# Directive
Gather every line in the records below that contains the word "this".

# Records
- - - -

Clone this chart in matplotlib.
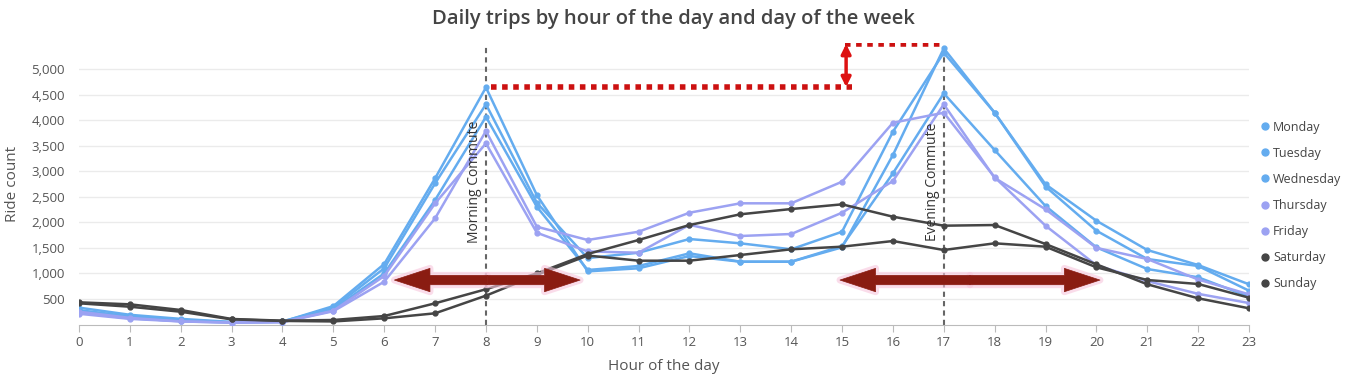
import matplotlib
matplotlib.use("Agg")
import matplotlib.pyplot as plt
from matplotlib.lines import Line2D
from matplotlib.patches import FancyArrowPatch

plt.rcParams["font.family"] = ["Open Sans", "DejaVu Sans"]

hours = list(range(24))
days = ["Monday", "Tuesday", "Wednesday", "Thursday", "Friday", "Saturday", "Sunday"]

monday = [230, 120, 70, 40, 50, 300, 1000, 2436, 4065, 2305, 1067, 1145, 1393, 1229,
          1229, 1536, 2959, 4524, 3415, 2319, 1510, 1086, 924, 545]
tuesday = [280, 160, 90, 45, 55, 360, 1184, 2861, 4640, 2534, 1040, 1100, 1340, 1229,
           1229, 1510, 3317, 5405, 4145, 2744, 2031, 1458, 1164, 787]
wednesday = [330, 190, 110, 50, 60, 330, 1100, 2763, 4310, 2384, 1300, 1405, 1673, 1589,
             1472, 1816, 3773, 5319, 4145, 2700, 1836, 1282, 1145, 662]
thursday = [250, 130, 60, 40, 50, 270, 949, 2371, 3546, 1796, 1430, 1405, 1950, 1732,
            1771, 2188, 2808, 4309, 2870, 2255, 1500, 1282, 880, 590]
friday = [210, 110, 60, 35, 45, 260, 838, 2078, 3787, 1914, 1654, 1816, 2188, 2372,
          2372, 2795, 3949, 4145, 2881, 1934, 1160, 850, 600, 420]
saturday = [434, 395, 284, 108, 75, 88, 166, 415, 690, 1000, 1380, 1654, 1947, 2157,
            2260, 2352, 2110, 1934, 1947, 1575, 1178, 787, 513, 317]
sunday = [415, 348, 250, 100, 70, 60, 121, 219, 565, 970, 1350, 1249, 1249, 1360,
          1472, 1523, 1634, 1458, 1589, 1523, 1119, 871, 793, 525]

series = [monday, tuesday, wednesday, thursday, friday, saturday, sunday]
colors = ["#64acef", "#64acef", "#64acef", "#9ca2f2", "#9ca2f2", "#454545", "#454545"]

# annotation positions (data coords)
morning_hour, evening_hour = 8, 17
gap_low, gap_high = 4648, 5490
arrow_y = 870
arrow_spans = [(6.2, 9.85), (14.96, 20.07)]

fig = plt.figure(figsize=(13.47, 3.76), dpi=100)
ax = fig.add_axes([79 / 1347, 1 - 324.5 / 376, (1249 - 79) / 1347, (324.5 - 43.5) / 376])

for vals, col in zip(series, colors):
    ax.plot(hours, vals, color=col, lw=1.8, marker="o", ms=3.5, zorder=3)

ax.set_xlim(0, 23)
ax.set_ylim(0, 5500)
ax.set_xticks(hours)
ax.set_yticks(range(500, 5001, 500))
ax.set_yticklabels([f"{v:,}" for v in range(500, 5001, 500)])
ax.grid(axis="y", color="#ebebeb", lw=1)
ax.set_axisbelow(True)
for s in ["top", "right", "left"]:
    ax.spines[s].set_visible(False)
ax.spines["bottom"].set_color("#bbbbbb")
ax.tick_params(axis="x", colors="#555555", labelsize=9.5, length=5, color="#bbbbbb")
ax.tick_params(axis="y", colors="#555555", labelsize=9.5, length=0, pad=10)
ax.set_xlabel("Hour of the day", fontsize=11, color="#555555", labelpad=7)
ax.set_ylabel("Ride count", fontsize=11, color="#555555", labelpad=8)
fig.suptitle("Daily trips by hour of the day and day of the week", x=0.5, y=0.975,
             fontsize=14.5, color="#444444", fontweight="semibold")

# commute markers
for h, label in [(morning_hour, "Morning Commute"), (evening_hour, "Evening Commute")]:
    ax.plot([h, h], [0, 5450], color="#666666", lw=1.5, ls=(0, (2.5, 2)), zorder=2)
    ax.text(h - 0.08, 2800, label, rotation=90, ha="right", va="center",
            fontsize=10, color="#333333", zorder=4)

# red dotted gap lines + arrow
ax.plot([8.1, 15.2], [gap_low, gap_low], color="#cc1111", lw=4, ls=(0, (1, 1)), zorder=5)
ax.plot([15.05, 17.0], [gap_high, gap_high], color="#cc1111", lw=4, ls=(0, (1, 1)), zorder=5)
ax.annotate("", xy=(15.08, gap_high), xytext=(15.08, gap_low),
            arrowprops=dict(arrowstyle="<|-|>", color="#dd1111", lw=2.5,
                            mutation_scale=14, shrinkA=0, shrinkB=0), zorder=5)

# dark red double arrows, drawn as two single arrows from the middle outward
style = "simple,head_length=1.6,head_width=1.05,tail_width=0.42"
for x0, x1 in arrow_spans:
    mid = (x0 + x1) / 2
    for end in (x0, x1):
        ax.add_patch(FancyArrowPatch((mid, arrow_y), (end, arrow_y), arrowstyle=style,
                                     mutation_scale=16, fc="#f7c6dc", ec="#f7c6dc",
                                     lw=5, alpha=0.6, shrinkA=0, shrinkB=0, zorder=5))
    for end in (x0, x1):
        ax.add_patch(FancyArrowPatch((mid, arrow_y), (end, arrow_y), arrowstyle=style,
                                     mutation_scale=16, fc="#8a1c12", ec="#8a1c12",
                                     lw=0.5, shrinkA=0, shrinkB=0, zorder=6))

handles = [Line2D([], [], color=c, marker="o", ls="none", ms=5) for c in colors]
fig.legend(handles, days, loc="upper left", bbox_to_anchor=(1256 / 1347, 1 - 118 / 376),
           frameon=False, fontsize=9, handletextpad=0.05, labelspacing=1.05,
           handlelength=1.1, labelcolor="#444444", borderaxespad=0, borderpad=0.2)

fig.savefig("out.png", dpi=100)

- - - -

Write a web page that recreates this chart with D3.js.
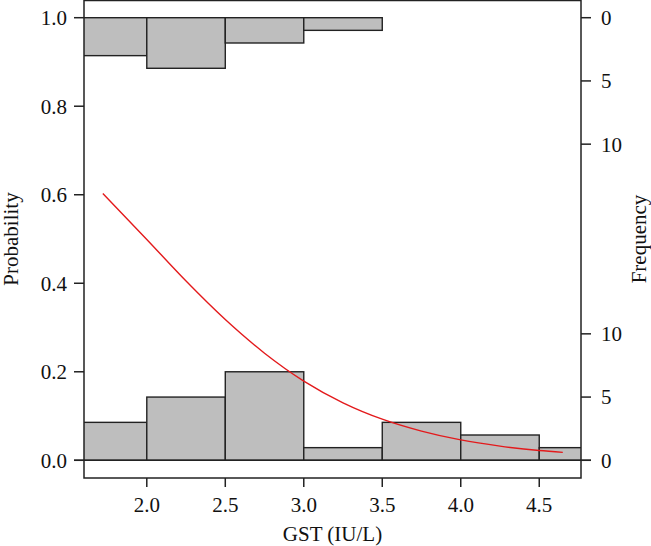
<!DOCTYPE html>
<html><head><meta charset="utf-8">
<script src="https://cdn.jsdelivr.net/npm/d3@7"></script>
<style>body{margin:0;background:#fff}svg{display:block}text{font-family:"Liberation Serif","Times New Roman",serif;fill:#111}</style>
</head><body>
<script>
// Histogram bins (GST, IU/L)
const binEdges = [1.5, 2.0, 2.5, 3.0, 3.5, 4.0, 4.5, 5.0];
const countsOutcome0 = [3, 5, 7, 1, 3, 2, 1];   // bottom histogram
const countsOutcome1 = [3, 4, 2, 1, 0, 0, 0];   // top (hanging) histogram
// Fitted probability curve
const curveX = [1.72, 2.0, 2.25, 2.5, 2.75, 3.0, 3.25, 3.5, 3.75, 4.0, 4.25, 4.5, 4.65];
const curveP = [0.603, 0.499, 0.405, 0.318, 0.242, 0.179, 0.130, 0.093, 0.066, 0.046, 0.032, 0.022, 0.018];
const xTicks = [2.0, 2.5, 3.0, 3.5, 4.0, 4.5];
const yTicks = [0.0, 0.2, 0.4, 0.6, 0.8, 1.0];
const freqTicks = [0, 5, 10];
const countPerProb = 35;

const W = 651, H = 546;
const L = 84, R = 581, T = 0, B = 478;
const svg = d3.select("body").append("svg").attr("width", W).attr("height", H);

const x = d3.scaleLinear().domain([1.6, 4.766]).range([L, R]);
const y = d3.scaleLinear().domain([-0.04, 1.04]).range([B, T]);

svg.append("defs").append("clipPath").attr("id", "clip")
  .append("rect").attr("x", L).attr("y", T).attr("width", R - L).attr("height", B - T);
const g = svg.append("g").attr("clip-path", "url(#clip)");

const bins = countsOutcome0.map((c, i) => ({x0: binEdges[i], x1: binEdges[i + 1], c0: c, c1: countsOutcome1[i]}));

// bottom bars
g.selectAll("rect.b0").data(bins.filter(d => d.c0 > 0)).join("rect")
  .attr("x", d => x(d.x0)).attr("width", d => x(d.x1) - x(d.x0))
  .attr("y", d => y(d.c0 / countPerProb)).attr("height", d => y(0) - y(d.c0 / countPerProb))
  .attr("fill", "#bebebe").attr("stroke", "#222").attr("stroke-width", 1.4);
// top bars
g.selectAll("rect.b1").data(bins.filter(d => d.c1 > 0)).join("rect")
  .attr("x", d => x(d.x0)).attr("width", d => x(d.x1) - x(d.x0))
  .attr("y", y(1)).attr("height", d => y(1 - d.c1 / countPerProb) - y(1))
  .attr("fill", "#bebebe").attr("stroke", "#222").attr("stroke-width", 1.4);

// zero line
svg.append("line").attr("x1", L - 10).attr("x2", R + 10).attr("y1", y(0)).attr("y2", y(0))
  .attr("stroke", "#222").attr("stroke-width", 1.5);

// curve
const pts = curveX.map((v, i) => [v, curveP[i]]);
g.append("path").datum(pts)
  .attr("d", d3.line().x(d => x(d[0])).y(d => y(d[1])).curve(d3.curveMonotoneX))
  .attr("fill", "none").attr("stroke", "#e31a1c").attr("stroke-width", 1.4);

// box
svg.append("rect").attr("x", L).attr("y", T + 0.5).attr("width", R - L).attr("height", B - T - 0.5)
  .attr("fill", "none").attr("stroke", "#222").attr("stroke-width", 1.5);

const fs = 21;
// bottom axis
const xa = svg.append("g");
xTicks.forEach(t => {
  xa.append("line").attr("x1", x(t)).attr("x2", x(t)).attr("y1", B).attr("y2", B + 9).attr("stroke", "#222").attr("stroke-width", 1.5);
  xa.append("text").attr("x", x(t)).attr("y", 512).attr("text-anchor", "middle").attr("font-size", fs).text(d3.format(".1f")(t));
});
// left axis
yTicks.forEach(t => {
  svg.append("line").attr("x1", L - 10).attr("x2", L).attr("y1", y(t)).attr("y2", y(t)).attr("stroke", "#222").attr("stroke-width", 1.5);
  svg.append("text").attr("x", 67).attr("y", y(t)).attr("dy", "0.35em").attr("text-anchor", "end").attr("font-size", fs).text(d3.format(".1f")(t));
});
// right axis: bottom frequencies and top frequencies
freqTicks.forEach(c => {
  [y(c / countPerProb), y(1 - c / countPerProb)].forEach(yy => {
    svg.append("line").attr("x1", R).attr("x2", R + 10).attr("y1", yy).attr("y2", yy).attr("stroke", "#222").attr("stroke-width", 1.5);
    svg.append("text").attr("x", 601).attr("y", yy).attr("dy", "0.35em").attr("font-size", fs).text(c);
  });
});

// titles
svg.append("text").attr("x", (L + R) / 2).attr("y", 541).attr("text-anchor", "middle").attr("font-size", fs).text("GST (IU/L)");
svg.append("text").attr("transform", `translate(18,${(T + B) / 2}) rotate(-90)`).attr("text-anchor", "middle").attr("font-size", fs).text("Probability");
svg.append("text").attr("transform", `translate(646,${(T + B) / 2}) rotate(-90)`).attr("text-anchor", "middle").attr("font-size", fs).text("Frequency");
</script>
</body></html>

- - - -

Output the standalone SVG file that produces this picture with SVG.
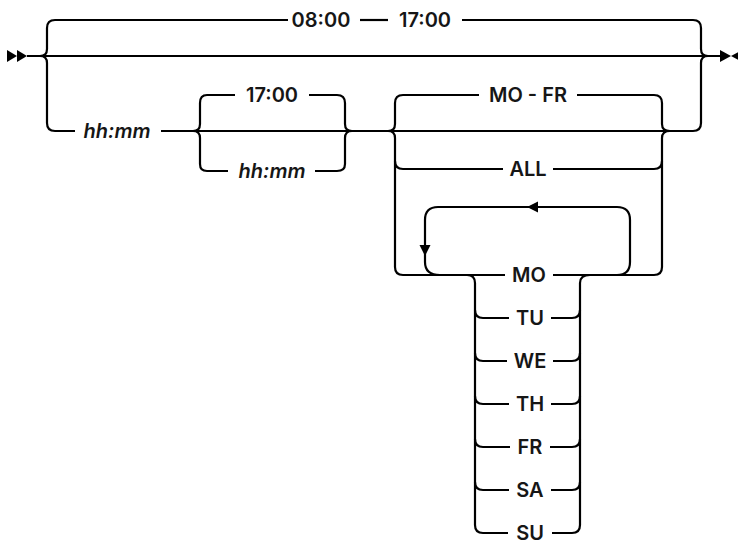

- - - -

# Written solution
Clone this chart in matplotlib.
Write a web page that recreates this chart with D3.js.
Output the standalone SVG file that produces this picture with SVG.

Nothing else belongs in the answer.